I was moved that she felt comfortable enough to share this very
personal experience in the context of our classroom, and I was even
more moved that the process of writing something for school had served
as an opportunity to process and respond to her own experience.
Moments like these taught me that studying the prison industrial
complex was valuable for students on a personal, political, and
academic level. The class offered students the opportunity to move
beyond pathologizing their own lives, families, and communities by
helping them put their experiences in a broader social context-an
experience that was deeply strengthening for both the students and myself.

Resources

Ahrens, Lois, ed. The Real Cost of Prisons Comix. Oakland, Calif.: PM
Press, 2008.

Davis, Angela. Are Prisons Obsolete?

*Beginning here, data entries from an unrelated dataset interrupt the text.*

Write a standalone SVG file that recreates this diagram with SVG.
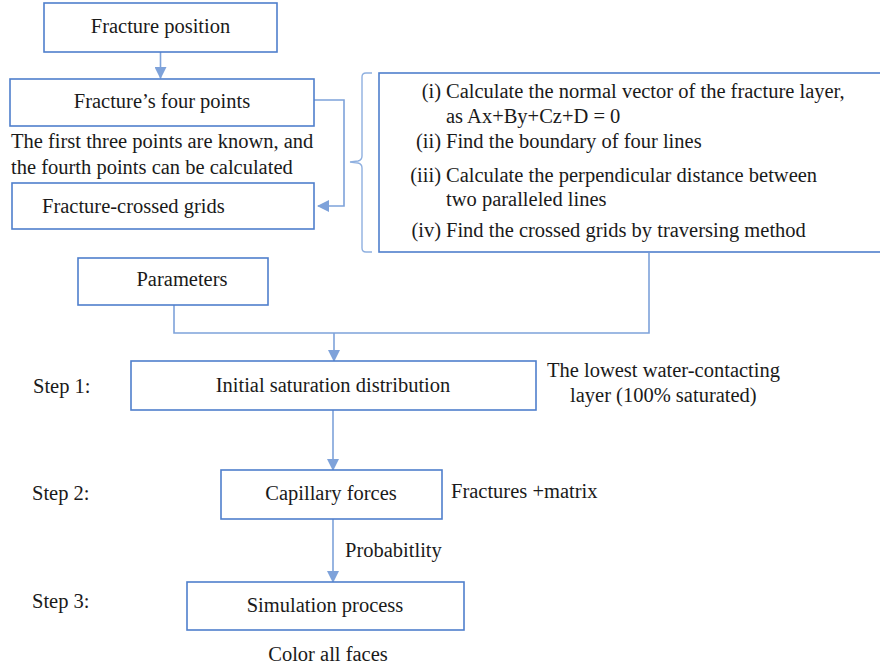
<svg xmlns="http://www.w3.org/2000/svg" width="880" height="669" viewBox="0 0 880 669">
<defs>
<style>
text{font-family:"Liberation Serif","Times New Roman",serif;font-size:20.5px;fill:#1a1a1a}
.box{fill:#fff;stroke:#4f7fcc;stroke-width:1.6}
.con{fill:none;stroke:#7ea2da;stroke-width:1.6}
.brace{fill:none;stroke:#8fb0e0;stroke-width:1.4}
.c{text-anchor:middle}
.r{text-anchor:end}
</style>
<marker id="ah" viewBox="0 0 12 12" refX="11" refY="6" markerWidth="12" markerHeight="12" markerUnits="userSpaceOnUse" orient="auto">
<path d="M0,0 L12,6 L0,12 Z" fill="#7ea2da"/>
</marker>
</defs>
<g id="connectors">
<path class="con" d="M160.5,52 V78" marker-end="url(#ah)"/>
<path class="con" d="M314,100 H344 V206 H318" marker-end="url(#ah)"/>
<path class="con" d="M174,305 V333 H649 V253"/>
<path class="con" d="M334,333 V361" marker-end="url(#ah)"/>
<path class="con" d="M333,410 V470" marker-end="url(#ah)"/>
<path class="con" d="M333,519 V582" marker-end="url(#ah)"/>
</g>
<g id="fracture-position">
<rect class="box" x="44" y="3" width="233" height="49"/>
<text class="c" x="160.5" y="33" font-family="Liberation Serif, serif">Fracture position</text>
</g>
<g id="fracture-four-points">
<rect class="box" x="10" y="79" width="304" height="47"/>
<text class="c" x="162" y="108">Fracture’s four points</text>
</g>
<g id="note-points">
<text x="11" y="148">The first three points are known, and</text>
<text x="11" y="174">the fourth points can be calculated</text>
</g>
<g id="fracture-crossed-grids">
<rect class="box" x="12" y="183" width="302" height="46"/>
<text x="42" y="213">Fracture-crossed grids</text>
</g>
<g id="brace">
<path class="brace" d="M372,73 H366 Q362,73 362,77 V156 Q362,160 358,161 L350,162 L358,163 Q362,164 362,168 V248 Q362,252 366,252 H372"/>
</g>
<g id="steps-box">
<rect class="box" x="379" y="73" width="505" height="179"/>
<text class="r" x="441" y="98">(i)</text>
<text x="446" y="98">Calculate the normal vector of the fracture layer,</text>
<text x="446" y="123">as Ax+By+Cz+D = 0</text>
<text class="r" x="441" y="148">(ii)</text>
<text x="446" y="148">Find the boundary of four lines</text>
<text class="r" x="441" y="182">(iii)</text>
<text x="446" y="182">Calculate the perpendicular distance between</text>
<text x="446" y="206">two paralleled lines</text>
<text class="r" x="441" y="237">(iv)</text>
<text x="446" y="237">Find the crossed grids by traversing method</text>
</g>
<g id="parameters">
<rect class="box" x="78" y="258" width="190" height="47"/>
<text class="c" x="182" y="286">Parameters</text>
</g>
<g id="step1">
<text x="33" y="393">Step 1:</text>
<rect class="box" x="131" y="361" width="405" height="49"/>
<text class="c" x="333" y="392">Initial saturation distribution</text>
<text x="547" y="377">The lowest water-contacting</text>
<text x="570" y="402">layer (100% saturated)</text>
</g>
<g id="step2">
<text x="32" y="500">Step 2:</text>
<rect class="box" x="221" y="470" width="221" height="49"/>
<text class="c" x="331" y="500">Capillary forces</text>
<text x="451" y="498">Fractures +matrix</text>
</g>
<g id="probability-label">
<text x="345" y="557">Probabitlity</text>
</g>
<g id="step3">
<text x="32" y="608">Step 3:</text>
<rect class="box" x="187" y="582" width="277" height="48"/>
<text class="c" x="325" y="612">Simulation process</text>
<text class="c" x="328" y="661">Color all faces</text>
</g>
</svg>
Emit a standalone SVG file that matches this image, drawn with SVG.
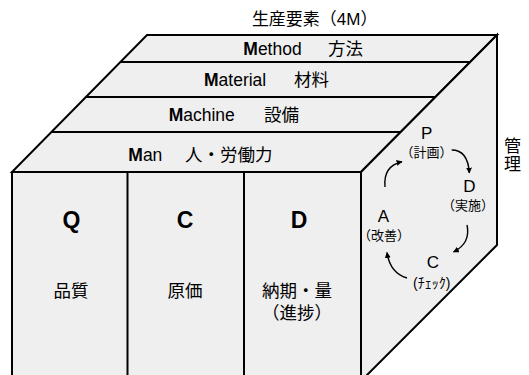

New York: Seven Stories Press, 2003.

Hampton, Henry, dir. "A Nation of Law?" in Eyes on the Prize video
documentary, Public Broadcasting System, 1987.

Gordon, Ruth. Golden Gulag: Prisons, Surplus, Crisis, and Opposition
in Globalizing California. University of California Press, 2007.

James, Joy, ed. The New Abolitionists: (Neo)Slave Narratives and
Contemporary Prison Writings. New York: SUNY Press, 2005.

Paradis, Johnna. "A Mother's Day Plea for Justice," The Norwalk Hour,
Nov. 28, 2010. raisetheagect.org/paradis.html.

Shakur, Assata. Assata: An Autobiography. Chicago: Lawrence Hill Books, 1987.